*WHAT THIS TASK INVOLVES*:
Select lines where the word "page" appears.

[Entries with chart source code]
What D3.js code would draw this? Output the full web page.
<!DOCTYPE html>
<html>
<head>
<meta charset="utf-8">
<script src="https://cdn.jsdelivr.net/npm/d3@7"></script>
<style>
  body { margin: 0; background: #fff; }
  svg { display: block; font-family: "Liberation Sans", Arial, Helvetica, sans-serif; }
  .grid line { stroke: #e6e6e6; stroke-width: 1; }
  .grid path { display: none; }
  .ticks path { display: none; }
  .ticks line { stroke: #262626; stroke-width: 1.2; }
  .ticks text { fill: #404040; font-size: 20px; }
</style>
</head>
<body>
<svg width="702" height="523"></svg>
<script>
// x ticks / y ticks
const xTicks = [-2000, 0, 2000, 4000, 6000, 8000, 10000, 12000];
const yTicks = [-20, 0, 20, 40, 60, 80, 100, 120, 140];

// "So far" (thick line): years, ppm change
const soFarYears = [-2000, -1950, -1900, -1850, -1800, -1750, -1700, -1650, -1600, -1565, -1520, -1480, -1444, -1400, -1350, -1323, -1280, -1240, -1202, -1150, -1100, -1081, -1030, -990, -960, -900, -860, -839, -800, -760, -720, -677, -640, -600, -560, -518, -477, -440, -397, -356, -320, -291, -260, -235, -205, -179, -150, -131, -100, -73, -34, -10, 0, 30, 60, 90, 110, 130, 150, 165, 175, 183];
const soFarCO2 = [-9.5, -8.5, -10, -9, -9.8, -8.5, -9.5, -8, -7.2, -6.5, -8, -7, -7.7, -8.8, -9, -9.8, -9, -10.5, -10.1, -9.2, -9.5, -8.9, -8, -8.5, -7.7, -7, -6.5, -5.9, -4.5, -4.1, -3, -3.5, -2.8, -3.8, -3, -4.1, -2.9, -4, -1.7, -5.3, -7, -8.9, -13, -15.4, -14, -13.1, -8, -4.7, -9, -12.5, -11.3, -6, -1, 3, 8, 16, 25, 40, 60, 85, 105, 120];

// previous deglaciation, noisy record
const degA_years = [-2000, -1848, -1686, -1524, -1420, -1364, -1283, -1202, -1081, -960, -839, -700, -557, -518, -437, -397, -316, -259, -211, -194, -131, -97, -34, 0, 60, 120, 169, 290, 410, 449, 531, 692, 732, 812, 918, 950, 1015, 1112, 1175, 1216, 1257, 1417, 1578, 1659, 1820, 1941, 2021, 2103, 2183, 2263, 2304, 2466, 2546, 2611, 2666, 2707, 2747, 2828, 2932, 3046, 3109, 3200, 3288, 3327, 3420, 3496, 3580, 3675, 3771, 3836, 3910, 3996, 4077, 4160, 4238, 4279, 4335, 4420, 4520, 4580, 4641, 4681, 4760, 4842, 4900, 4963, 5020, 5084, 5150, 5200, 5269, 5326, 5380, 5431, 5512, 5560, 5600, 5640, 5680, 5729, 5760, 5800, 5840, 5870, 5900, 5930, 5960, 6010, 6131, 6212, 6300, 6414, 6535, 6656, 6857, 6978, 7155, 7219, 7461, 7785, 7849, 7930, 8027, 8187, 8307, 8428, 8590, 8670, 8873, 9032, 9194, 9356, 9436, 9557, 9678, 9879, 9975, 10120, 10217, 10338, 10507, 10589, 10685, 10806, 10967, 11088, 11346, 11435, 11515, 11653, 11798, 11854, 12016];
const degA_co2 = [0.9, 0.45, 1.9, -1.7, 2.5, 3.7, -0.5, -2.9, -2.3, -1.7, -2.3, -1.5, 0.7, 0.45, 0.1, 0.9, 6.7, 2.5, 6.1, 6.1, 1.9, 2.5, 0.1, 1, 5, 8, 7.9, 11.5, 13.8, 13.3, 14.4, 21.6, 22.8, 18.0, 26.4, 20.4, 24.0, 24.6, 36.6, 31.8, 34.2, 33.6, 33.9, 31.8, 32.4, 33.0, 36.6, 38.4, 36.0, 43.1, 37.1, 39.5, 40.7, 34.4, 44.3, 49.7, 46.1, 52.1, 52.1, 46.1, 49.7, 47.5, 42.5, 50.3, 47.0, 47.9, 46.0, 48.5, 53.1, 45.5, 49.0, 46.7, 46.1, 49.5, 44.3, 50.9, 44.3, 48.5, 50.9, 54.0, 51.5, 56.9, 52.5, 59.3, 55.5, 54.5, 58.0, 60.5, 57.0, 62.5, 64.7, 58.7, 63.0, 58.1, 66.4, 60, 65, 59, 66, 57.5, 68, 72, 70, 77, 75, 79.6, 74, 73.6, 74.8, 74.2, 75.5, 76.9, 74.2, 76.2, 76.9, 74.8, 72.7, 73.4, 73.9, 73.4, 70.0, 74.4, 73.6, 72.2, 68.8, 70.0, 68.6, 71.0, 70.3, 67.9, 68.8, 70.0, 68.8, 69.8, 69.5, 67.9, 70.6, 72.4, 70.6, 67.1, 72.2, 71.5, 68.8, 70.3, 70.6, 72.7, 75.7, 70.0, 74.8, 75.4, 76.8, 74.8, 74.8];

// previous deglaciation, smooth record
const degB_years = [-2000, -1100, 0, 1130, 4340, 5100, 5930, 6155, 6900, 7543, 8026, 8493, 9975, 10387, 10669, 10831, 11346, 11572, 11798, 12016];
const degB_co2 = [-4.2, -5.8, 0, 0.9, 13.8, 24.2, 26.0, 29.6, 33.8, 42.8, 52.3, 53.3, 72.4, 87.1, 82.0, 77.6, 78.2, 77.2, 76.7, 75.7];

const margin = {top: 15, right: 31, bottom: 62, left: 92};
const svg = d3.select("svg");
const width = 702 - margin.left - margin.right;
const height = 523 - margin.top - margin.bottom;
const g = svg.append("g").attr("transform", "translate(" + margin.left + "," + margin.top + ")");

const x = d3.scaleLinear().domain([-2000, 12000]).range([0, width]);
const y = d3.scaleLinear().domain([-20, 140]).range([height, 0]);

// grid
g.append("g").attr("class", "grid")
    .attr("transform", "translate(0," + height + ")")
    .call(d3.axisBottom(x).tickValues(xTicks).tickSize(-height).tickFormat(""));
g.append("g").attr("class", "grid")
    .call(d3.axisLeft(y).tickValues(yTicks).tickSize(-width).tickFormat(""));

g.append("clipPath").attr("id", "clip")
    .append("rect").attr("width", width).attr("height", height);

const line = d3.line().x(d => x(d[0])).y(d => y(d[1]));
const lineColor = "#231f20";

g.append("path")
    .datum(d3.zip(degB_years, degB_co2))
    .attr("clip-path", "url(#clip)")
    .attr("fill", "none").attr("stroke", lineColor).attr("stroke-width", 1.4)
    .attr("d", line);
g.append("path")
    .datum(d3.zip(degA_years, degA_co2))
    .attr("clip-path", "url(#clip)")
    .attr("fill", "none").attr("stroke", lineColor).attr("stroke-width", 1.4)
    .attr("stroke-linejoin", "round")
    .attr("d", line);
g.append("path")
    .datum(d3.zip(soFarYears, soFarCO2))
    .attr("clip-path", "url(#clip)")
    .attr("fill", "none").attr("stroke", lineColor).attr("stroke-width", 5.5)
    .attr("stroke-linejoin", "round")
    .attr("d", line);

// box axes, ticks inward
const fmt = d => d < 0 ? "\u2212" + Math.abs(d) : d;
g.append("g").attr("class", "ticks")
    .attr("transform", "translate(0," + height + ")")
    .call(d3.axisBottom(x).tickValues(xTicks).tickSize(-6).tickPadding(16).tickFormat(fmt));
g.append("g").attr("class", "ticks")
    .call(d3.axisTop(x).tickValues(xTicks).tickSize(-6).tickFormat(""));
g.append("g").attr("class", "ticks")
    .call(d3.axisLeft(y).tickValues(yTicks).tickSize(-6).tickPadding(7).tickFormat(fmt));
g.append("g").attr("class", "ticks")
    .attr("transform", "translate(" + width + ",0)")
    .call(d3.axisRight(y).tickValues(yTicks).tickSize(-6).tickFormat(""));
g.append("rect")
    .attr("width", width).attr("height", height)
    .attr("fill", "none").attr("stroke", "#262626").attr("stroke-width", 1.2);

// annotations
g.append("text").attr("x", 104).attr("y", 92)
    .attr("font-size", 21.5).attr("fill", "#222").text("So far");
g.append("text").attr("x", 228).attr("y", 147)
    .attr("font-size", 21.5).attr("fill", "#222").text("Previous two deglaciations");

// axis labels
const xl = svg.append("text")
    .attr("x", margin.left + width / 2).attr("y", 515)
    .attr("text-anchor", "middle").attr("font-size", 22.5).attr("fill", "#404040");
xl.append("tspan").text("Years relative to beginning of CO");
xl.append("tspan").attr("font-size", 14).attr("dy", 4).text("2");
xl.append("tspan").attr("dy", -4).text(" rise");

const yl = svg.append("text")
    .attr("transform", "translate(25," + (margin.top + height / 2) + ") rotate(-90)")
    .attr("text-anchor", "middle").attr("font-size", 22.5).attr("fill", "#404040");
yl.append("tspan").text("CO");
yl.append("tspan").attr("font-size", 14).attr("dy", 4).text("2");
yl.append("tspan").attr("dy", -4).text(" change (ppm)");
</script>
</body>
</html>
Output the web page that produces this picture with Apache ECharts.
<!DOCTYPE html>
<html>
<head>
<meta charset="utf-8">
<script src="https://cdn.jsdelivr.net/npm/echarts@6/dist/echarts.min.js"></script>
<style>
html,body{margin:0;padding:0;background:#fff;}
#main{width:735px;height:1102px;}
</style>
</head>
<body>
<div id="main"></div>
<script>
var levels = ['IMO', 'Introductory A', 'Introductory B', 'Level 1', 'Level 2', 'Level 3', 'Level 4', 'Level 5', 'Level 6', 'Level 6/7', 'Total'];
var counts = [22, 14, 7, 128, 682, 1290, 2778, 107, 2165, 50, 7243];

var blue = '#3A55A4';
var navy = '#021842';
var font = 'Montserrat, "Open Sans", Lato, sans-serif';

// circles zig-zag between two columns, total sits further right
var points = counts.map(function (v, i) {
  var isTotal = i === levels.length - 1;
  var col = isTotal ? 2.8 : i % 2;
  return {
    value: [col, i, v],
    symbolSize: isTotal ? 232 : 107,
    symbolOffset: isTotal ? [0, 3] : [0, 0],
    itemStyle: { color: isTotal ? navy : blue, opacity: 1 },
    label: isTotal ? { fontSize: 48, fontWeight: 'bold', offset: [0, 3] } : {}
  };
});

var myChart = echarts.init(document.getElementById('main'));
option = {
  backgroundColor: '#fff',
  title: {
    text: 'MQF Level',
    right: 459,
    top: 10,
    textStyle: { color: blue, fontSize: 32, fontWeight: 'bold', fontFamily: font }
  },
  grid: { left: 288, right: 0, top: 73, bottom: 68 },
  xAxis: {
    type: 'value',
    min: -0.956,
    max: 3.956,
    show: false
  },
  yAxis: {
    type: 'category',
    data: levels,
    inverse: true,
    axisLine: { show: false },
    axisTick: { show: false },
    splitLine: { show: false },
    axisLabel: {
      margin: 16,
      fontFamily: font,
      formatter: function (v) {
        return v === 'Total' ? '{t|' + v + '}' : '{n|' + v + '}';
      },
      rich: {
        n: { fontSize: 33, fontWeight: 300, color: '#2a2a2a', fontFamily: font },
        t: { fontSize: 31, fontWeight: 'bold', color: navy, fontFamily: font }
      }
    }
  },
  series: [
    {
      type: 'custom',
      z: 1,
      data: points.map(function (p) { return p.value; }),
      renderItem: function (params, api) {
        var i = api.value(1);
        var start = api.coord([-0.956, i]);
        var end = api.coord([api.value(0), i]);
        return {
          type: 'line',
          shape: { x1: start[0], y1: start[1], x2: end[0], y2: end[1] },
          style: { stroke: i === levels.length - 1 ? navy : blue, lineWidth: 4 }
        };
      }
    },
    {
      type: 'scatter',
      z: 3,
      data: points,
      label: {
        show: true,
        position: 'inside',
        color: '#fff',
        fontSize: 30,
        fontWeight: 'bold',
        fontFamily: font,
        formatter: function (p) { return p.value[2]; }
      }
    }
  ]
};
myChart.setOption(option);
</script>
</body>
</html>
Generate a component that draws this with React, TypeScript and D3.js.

*EXERCISE RESPONSE*:
What D3.js code would draw this? Output the full web page.
Output the web page that produces this picture with Apache ECharts.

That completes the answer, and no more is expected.